Les chevaux arrivèrent à l’hôpital, les aides-soignants traînèrent les malades allongés et nous, mon nouveau camarade et moi-même, nous nous déshabillâmes sur un banc et nous lavâmes. On donnait une cuvette d’eau chaude par personne.

Un médecin d’âge mûr en blouse blanche entra dans la salle d’eau et nous considéra tous les deux par-dessus ses lunettes.

— Toi, c’est pour quoi ? dit-il à mon camarade en lui touchant l’épaule.

Celui-ci se retourna et montra d’un geste éloquent une énorme hernie inguinale.

J’attendais la même question : j’avais décidé de me plaindre de douleurs dans le ventre.

Mais le médecin me regarda avec indifférence et sortit.

— Qui est-ce ? demandai-je.

— Nikolaï Ivanovitch, le chirurgien en chef d’ici. Le responsable du service.

L’aide-soignant nous donna du linge.

— Tu vas dans quel service, toi ?

La question s’adressait à moi.

— Mais du diable si je le sais !

J’étais soulagé et je n’avais plus peur.

— Bon, mais où as-tu mal ? Pour de vrai, hein, dis voir ?

— J’ai mal au ventre.

— C’est sûrement l’appendicite, dit l’aide-soignant.

Je ne vis Andreï Mikhaïlovitch que le lendemain. Il avait prévenu le chirurgien en chef de mon hospitalisation pour « appendicite aiguë ». Le soir même, Andreï Mikhaïlovitch me raconta sa triste histoire.

Il avait attrapé la tuberculose. Les radios et les analyses étaient alarmantes. L’hôpital régional avait fait des démarches pour qu’on envoie le détenu Andreï Mikhaïlovitch se soigner sur le continent. Andreï Mikhaïlovitch était déjà sur le bateau quand quelqu’un était allé dire à Tcherpakov, le chef du département sanitaire, que la maladie d’Andreï Mikhaïlovitch était un mensonge, une fiction, un « bobard » comme on dit au camp. Et peut-être même n’y avait-il eu aucune dénonciation : le commandant Tcherpakov était le digne rejeton de son époque de soupçons, de méfiance et de « vigilance ».

Le commandant s’était mis en colère, avait ordonné qu’on fasse descendre Andreï Mikhaïlovitch du bateau et qu’on l’envoie dans le coin le plus perdu : loin de cette Direction où nous nous étions connus. Et Andreï Mikhaïlovitch avait déjà parcouru mille kilomètres en pleines gelées quand il apparut que, dans cette Direction lointaine, il n’y avait pas un seul médecin qui fût capable de lui faire des pneumos.

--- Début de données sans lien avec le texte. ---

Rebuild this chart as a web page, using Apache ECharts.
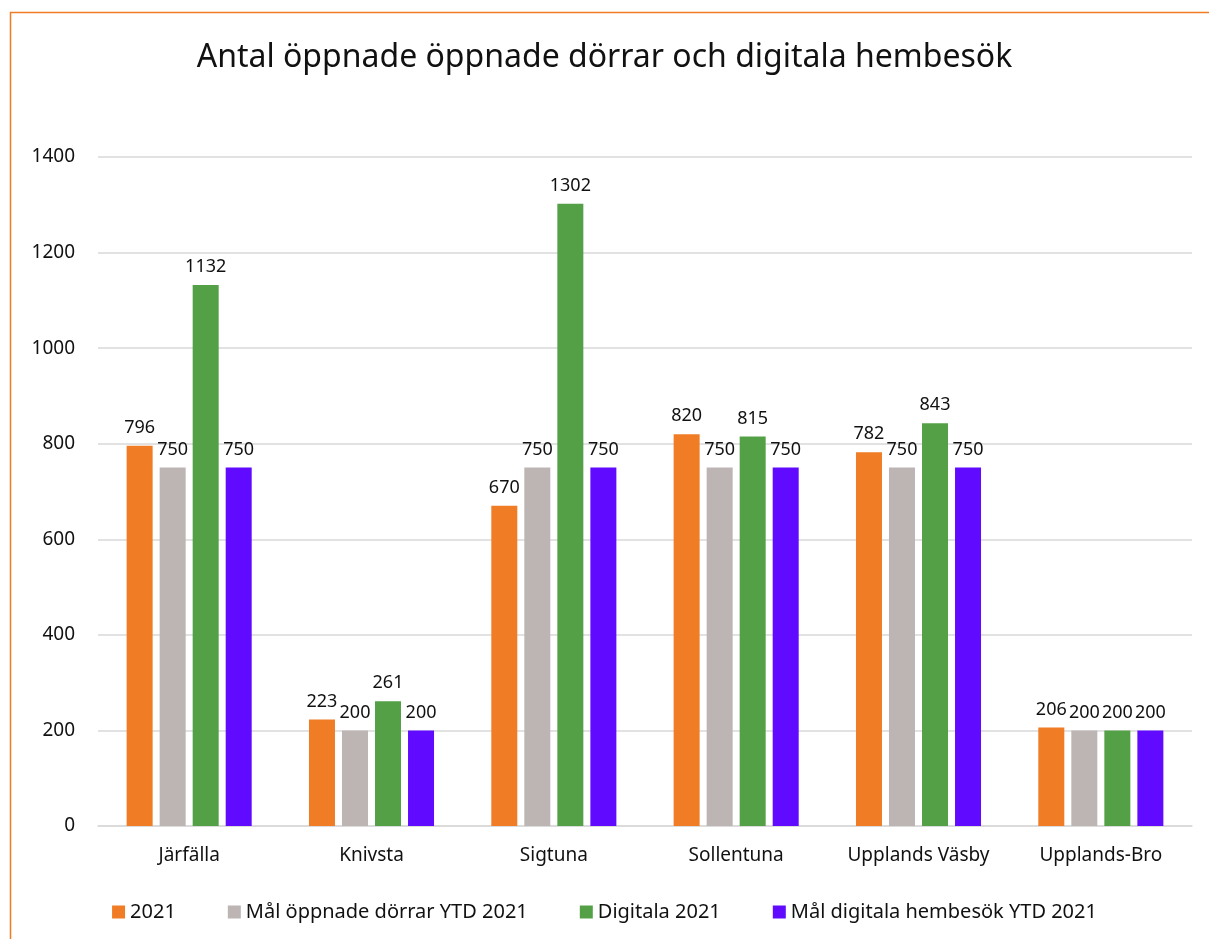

On avait déjà pratiqué plusieurs fois des insufflations à Andreï Mikhaïlovitch, mais le commandant malin, avait déclaré que le pneumothorax était charlatanisme et duperie.

L’état d’Andreï Mikhaïlovitch empira et il était à moitié mort quand on réussit enfin à obtenir de Tcherpakov l’autorisation de l’envoyer à la Direction de l’Ouest, la plus proche, où les médecins savaient faire des pneumos.

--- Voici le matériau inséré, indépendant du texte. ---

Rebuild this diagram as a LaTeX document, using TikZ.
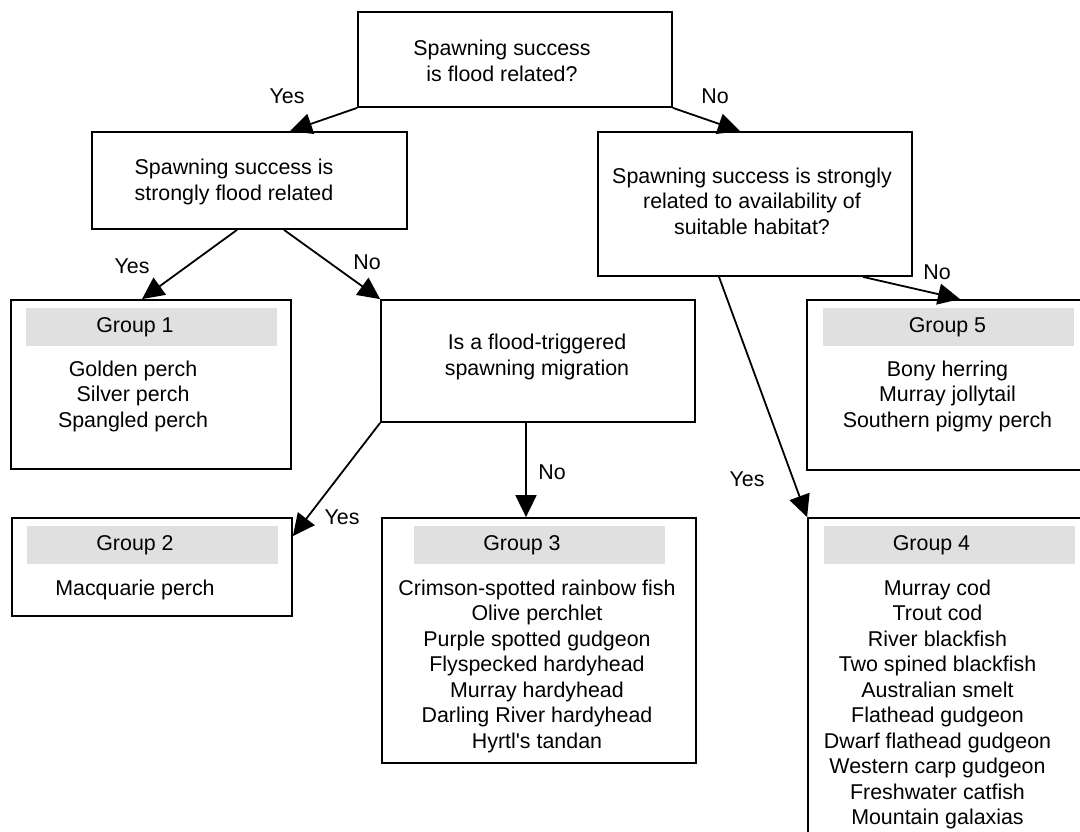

Maintenant, Andreï Mikhaïlovitch allait mieux. Quelques insufflations avaient donné des résultats, et il avait commencé à travailler comme interne en chirurgie.

Après avoir repris un peu de forces, je devins aide-soignant dans son service. Sur sa recommandation et son instance, je partis suivre des cours d’aide-médecin, j’obtins mon diplôme, travaillai comme aide-médecin et regagnai le continent. Andreï Mikhaïlovitch est l’homme auquel je dois la vie. Lui-même est mort depuis longtemps : la tuberculose et Tcherpakov ont accompli leur œuvre.

À l’hôpital où nous avions travaillé ensemble, nous avions vécu en bonne amitié. Notre peine expirait la même année et cette coïncidence semblait lier nos destinées et nous rapprocher.

Un jour, après le ménage du soir, des aides-soignants s’étaient installés dans un coin pour jouer aux dominos et avaient fait claquer leurs plaques.

— Quel jeu idiot ! avait dit Andreï Mikhaïlovitch en me montrant les aides-soignants et en grimaçant à cause du bruit.

— Je n’ai joué aux dominos qu’une fois dans ma vie, lui avais-je répondu. Avec vous, quand vous m’aviez invité. J’ai même gagné.

— Ce n’était pas bien difficile, avait répondu Andreï Mikhaïlovitch. Moi aussi, c’était la première fois que je touchais à des dominos. J’avais voulu vous faire plaisir.